Records from a data collection
==================================================

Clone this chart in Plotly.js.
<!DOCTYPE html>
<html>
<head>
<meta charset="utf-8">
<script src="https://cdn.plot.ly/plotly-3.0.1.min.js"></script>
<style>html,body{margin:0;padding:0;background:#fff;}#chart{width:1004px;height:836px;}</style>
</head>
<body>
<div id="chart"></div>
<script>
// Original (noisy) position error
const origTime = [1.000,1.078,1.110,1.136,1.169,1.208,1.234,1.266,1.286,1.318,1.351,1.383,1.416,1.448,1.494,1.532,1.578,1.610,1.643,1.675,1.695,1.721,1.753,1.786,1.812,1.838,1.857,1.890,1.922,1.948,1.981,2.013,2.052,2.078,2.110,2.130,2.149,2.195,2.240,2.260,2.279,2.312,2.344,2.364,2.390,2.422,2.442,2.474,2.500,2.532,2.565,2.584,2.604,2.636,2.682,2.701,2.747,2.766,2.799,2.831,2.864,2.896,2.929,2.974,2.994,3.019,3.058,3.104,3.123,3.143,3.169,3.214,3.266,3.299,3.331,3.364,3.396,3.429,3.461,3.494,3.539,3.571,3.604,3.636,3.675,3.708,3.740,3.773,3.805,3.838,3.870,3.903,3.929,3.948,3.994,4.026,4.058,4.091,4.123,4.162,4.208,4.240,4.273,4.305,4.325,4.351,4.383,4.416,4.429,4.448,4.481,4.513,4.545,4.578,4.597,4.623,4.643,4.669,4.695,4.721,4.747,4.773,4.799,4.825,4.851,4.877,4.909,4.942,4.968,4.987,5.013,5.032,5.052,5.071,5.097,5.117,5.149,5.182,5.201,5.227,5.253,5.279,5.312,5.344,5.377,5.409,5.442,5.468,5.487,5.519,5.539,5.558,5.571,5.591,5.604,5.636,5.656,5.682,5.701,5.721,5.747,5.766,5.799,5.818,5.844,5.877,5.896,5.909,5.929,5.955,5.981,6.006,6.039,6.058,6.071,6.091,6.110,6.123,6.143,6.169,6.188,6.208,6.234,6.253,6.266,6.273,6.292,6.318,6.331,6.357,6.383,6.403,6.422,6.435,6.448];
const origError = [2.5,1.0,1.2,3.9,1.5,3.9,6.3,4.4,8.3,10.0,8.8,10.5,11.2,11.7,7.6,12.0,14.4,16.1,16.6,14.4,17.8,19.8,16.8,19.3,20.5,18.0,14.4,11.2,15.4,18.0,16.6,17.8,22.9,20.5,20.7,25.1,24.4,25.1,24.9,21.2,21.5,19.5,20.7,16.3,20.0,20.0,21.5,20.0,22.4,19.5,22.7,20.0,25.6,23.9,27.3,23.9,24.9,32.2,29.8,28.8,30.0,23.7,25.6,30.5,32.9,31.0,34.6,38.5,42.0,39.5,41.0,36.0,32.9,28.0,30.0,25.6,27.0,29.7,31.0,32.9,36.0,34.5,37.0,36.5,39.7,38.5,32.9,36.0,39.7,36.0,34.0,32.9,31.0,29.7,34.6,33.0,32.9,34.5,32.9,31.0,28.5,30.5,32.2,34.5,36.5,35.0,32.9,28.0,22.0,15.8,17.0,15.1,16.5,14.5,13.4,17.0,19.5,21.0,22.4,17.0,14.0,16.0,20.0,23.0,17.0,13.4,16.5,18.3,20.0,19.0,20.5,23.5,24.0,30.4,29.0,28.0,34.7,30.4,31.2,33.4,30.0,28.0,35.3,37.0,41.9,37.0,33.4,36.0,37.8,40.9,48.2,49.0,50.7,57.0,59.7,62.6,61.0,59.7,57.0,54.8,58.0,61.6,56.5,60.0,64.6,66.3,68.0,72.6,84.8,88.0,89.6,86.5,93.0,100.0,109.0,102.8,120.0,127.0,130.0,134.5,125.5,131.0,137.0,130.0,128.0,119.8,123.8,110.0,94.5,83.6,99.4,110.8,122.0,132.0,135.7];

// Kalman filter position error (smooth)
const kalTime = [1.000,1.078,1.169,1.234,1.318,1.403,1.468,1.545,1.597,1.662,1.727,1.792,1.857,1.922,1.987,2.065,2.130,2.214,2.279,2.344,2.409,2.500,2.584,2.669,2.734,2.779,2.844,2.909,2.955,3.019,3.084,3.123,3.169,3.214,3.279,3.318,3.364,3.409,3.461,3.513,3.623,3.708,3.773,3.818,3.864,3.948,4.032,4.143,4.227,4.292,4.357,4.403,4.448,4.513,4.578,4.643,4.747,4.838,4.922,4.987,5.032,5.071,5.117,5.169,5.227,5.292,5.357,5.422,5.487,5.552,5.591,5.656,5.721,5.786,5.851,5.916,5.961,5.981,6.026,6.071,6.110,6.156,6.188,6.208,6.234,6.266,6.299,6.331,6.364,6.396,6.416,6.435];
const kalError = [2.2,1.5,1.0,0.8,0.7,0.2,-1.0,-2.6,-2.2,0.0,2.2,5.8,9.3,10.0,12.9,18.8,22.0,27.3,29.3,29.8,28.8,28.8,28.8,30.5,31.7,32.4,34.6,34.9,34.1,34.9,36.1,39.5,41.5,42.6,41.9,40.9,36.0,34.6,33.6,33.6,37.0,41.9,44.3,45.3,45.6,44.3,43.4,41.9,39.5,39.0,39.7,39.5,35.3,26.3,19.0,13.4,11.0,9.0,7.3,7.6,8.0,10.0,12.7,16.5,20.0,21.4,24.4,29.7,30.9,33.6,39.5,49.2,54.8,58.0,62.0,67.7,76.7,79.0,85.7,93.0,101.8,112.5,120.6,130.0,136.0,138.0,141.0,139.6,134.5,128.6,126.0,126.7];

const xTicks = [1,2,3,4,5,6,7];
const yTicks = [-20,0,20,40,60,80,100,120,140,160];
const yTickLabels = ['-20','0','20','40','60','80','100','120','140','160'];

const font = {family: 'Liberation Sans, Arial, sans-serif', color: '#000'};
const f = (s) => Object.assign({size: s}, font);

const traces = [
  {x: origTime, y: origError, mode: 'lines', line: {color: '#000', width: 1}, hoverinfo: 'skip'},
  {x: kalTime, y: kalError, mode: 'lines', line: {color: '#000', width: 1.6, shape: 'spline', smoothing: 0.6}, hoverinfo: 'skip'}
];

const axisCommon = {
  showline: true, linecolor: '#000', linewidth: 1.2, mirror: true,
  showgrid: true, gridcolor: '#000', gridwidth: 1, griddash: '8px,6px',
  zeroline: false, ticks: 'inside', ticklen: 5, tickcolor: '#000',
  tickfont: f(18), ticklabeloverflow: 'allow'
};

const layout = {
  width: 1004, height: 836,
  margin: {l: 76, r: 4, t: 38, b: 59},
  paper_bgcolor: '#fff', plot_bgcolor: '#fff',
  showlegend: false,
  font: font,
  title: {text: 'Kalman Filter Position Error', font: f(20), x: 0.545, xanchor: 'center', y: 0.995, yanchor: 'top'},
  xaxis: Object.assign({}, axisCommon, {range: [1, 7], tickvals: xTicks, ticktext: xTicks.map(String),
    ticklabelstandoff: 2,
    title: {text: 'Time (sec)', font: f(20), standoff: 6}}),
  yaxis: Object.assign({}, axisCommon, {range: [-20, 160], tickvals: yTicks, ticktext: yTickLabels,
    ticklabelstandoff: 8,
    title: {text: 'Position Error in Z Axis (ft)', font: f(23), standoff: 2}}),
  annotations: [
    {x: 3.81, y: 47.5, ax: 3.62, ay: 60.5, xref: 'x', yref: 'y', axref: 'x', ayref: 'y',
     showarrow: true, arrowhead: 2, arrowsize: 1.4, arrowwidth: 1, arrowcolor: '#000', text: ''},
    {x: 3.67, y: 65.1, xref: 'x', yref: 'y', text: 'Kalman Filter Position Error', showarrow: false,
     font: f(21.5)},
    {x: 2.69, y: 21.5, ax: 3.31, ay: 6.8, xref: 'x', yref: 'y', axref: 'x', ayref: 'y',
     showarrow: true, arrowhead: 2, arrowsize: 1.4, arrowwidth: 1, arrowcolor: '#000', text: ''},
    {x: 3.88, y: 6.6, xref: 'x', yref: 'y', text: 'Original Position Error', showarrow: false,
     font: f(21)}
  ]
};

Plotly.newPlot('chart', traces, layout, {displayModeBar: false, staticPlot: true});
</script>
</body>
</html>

==================================================

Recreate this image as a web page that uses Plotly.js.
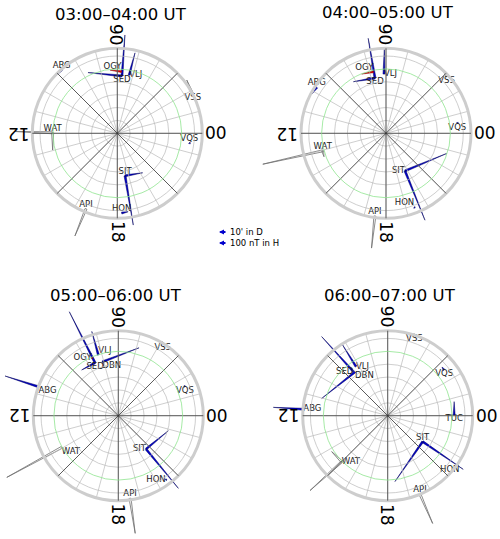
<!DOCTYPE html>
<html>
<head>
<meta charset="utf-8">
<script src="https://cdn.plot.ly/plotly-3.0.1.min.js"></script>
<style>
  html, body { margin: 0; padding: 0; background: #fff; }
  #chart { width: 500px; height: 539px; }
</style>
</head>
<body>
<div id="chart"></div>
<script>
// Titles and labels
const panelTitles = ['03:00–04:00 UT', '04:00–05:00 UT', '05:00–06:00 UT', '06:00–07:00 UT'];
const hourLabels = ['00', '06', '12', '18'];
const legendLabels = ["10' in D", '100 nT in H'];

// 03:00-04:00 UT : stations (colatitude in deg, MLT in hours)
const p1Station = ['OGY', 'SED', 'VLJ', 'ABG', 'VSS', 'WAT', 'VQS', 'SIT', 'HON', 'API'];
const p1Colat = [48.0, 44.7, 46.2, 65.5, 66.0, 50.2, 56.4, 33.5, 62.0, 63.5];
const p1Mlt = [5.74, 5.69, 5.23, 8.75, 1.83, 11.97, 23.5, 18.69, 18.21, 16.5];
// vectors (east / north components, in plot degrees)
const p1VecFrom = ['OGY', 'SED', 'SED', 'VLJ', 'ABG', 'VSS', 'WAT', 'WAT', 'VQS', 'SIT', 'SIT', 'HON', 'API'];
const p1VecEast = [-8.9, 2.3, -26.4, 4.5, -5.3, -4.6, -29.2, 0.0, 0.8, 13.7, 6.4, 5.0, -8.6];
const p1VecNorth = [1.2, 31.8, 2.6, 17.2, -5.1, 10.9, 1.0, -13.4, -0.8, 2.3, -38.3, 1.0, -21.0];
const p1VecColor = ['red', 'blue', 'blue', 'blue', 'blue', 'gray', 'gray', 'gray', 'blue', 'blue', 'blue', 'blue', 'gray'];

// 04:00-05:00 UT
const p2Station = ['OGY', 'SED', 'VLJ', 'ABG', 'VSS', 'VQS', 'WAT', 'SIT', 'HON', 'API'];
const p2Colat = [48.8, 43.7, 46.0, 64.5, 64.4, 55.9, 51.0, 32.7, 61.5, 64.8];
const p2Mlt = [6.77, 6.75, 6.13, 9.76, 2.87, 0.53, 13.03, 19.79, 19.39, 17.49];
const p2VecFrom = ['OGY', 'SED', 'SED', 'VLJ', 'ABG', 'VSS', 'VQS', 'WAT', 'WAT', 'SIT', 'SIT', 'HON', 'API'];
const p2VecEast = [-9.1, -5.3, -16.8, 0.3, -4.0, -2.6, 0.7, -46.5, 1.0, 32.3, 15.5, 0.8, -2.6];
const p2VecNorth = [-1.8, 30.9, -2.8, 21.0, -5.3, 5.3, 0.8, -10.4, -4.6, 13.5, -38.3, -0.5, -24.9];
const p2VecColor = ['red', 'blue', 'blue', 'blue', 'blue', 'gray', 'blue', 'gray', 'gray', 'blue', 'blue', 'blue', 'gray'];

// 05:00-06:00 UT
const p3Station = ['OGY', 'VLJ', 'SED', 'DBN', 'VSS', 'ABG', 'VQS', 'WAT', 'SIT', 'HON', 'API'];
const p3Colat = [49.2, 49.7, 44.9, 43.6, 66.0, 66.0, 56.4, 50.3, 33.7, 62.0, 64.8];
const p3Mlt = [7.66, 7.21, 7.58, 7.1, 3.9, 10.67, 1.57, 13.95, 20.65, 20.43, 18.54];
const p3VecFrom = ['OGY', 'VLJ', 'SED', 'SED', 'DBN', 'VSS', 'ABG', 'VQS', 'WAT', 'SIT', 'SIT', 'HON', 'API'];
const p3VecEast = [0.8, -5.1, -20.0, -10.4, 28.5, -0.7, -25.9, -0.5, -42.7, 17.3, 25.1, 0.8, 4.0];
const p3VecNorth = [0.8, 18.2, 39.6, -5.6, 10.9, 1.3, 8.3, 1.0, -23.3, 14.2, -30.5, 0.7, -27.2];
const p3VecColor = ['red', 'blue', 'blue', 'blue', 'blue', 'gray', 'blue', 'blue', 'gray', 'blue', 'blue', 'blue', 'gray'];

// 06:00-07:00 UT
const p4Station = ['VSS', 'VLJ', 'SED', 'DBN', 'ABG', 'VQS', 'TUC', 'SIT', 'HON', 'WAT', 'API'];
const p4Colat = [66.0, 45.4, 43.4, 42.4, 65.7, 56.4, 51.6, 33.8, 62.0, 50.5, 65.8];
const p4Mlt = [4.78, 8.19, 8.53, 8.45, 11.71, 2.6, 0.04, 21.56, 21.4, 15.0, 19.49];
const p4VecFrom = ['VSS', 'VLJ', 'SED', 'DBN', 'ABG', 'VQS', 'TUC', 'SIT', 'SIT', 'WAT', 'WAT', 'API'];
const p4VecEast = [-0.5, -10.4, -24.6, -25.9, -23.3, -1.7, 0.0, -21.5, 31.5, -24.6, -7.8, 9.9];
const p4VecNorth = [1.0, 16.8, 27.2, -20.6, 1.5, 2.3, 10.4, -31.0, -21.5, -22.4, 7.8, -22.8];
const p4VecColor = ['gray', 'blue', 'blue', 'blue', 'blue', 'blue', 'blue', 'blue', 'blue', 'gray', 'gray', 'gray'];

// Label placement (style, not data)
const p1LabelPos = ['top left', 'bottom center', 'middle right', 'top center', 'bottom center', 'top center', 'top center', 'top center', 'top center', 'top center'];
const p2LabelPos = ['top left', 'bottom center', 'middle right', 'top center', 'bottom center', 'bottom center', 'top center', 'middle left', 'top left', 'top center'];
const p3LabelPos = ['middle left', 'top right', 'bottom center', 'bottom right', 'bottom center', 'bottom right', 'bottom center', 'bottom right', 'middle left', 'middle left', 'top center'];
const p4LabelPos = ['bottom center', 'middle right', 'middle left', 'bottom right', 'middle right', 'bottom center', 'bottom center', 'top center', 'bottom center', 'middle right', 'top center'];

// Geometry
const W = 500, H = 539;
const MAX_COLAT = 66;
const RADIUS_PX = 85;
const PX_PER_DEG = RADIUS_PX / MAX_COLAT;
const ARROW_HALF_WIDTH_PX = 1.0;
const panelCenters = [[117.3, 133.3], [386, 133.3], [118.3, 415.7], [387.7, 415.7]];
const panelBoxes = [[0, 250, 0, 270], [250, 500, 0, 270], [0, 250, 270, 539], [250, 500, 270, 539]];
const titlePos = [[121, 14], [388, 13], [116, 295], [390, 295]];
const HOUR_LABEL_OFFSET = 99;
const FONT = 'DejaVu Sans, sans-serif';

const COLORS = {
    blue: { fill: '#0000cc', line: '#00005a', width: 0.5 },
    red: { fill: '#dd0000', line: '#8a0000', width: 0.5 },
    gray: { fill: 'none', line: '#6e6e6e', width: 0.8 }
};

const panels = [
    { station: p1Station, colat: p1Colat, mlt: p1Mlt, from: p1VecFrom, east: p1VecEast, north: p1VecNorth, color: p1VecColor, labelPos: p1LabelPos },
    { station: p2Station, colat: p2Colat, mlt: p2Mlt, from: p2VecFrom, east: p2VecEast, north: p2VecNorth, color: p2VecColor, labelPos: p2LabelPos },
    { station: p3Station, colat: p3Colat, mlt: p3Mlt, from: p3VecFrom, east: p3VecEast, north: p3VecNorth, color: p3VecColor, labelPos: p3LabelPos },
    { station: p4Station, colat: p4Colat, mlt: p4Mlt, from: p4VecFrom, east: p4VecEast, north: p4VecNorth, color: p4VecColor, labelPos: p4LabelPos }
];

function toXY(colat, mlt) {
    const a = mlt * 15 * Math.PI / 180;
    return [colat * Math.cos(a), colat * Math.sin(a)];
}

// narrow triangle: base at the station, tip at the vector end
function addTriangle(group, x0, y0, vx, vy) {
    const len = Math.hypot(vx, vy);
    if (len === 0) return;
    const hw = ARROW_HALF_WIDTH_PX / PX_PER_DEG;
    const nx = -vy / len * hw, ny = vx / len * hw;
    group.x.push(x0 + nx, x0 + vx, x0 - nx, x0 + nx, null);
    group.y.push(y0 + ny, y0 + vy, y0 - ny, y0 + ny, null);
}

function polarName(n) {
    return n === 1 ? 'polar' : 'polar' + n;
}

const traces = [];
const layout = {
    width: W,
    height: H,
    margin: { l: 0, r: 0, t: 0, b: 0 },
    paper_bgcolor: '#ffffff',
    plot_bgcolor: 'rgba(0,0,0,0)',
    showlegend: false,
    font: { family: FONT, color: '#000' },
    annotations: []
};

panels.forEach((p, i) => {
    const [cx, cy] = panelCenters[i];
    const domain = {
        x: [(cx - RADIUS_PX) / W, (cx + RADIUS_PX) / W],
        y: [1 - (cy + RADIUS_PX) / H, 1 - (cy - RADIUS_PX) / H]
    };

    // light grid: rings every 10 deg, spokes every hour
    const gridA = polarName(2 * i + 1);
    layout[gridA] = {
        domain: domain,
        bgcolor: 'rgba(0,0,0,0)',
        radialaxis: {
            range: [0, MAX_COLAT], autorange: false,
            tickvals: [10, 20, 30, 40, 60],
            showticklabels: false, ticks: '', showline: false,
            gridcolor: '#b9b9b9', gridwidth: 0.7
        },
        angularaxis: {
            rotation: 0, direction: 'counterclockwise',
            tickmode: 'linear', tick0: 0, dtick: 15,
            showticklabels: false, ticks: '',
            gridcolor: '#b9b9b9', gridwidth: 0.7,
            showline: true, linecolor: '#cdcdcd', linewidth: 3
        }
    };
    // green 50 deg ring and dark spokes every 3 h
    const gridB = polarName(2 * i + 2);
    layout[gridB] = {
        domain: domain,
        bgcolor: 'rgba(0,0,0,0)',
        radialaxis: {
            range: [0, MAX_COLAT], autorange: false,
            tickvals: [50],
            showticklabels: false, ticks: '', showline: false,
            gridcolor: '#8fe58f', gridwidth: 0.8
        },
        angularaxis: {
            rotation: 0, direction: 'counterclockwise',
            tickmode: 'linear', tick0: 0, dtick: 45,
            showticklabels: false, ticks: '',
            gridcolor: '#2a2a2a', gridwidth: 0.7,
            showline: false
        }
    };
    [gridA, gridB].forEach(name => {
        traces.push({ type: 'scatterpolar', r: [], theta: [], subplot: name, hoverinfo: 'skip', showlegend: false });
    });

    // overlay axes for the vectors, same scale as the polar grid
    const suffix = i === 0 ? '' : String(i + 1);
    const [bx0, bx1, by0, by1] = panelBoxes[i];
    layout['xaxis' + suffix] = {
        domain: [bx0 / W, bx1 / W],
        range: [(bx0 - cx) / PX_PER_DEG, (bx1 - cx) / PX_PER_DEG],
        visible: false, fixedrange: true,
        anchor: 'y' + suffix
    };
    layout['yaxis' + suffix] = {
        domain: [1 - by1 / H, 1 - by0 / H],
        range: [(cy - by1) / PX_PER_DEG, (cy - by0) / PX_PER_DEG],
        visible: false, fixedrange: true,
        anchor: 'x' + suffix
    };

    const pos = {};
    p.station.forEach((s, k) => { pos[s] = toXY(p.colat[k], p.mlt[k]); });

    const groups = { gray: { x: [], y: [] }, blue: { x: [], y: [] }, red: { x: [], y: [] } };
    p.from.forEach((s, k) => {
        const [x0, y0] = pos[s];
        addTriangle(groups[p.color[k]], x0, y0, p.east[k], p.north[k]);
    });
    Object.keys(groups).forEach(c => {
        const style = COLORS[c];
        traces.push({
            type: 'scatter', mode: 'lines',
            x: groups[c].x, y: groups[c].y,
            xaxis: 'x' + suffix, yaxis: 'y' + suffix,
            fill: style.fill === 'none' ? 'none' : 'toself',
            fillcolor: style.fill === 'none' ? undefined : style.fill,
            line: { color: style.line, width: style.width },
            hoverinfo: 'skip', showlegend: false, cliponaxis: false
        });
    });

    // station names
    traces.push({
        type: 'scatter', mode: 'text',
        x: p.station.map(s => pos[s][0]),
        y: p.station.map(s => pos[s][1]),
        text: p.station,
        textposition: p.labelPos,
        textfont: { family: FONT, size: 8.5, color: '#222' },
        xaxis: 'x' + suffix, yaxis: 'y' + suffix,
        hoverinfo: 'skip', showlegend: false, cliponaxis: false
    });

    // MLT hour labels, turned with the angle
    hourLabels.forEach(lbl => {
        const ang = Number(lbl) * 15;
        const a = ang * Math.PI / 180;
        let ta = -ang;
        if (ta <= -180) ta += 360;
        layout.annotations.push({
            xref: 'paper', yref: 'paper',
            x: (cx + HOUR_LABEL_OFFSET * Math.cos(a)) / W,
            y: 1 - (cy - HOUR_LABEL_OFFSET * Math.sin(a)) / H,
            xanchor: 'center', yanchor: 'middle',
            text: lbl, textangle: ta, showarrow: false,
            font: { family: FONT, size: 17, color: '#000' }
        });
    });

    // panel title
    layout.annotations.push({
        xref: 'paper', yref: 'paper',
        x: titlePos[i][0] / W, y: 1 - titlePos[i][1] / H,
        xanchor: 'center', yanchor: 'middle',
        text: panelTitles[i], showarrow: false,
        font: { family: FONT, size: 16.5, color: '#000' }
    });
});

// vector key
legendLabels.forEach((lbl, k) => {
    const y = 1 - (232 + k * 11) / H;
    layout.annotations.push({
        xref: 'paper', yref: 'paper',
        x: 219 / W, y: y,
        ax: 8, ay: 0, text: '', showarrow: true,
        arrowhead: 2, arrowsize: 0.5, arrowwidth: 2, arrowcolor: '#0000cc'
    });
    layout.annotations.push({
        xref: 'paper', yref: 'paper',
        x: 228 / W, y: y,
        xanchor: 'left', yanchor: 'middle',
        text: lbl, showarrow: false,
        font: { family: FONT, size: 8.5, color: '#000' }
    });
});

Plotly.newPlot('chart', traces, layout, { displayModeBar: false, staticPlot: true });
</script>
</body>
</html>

==================================================

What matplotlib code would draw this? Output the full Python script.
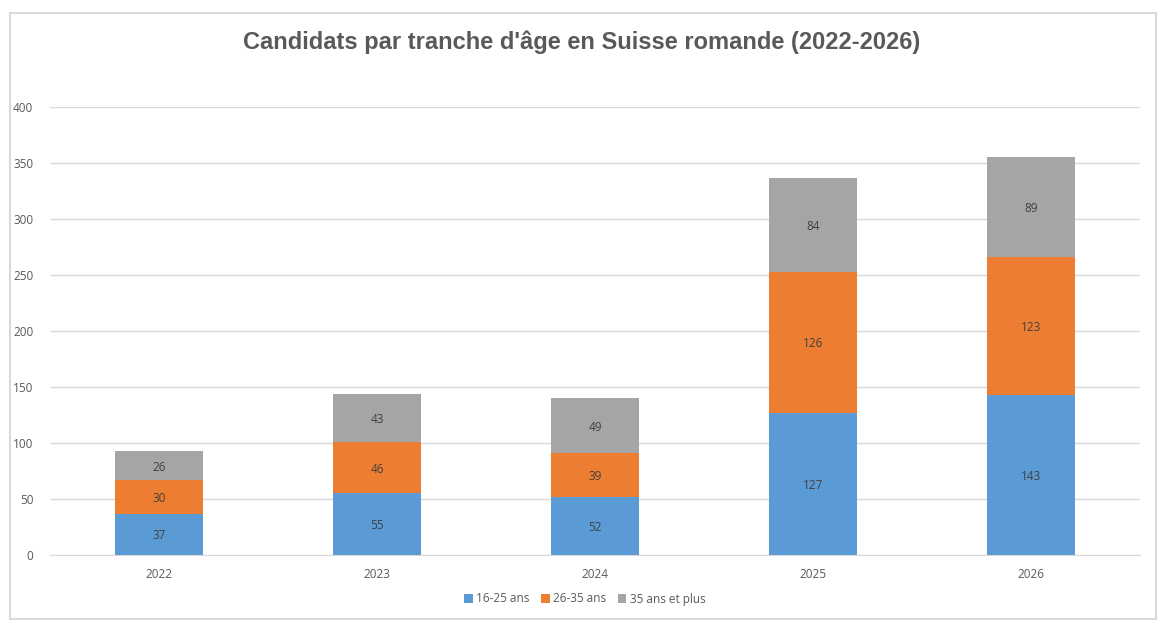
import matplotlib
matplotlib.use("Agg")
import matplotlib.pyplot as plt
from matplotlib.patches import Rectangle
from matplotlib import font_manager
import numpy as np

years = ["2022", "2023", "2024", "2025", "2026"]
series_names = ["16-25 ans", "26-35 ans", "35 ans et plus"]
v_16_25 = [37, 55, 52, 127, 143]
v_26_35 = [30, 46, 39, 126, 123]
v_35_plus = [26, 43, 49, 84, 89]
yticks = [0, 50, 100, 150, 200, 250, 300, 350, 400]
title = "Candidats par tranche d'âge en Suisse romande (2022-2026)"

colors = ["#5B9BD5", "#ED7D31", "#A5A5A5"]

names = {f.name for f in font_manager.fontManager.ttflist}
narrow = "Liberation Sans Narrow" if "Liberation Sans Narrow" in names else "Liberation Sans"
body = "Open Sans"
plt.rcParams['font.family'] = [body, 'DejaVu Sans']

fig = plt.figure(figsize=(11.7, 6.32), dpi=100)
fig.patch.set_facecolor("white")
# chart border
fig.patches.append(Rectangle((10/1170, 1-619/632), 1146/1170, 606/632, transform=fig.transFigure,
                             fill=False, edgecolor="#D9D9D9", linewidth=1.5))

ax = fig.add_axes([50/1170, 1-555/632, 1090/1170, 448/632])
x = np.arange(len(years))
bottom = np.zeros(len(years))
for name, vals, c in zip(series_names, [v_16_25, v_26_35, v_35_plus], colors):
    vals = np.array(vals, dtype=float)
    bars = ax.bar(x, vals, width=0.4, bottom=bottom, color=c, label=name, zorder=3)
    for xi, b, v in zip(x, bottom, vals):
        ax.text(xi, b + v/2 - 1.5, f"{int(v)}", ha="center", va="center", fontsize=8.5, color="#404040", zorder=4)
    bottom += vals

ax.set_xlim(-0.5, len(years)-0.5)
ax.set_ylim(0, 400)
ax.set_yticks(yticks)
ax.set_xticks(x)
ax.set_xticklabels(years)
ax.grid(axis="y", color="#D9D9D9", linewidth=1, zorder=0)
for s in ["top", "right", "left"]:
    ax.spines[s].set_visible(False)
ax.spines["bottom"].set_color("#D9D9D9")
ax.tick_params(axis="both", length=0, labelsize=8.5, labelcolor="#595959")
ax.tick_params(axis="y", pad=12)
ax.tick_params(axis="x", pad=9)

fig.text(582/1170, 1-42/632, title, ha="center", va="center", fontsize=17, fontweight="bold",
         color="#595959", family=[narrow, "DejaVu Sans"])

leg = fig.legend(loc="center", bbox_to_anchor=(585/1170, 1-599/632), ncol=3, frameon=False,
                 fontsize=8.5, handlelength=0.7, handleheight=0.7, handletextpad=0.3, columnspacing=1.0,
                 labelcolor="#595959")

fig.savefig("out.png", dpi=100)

==================================================

Isolate the lines above that contain the word "chart" and copy them.

Clone this chart in Plotly.js.
<style>html,body{margin:0;padding:0;background:#fff;}#chart{width:1004px;height:836px;}</style>
<div id="chart"></div>
Plotly.newPlot('chart', traces, layout, {displayModeBar: false, staticPlot: true});
  #chart { width: 500px; height: 539px; }
<div id="chart"></div>
Plotly.newPlot('chart', traces, layout, { displayModeBar: false, staticPlot: true });
# chart border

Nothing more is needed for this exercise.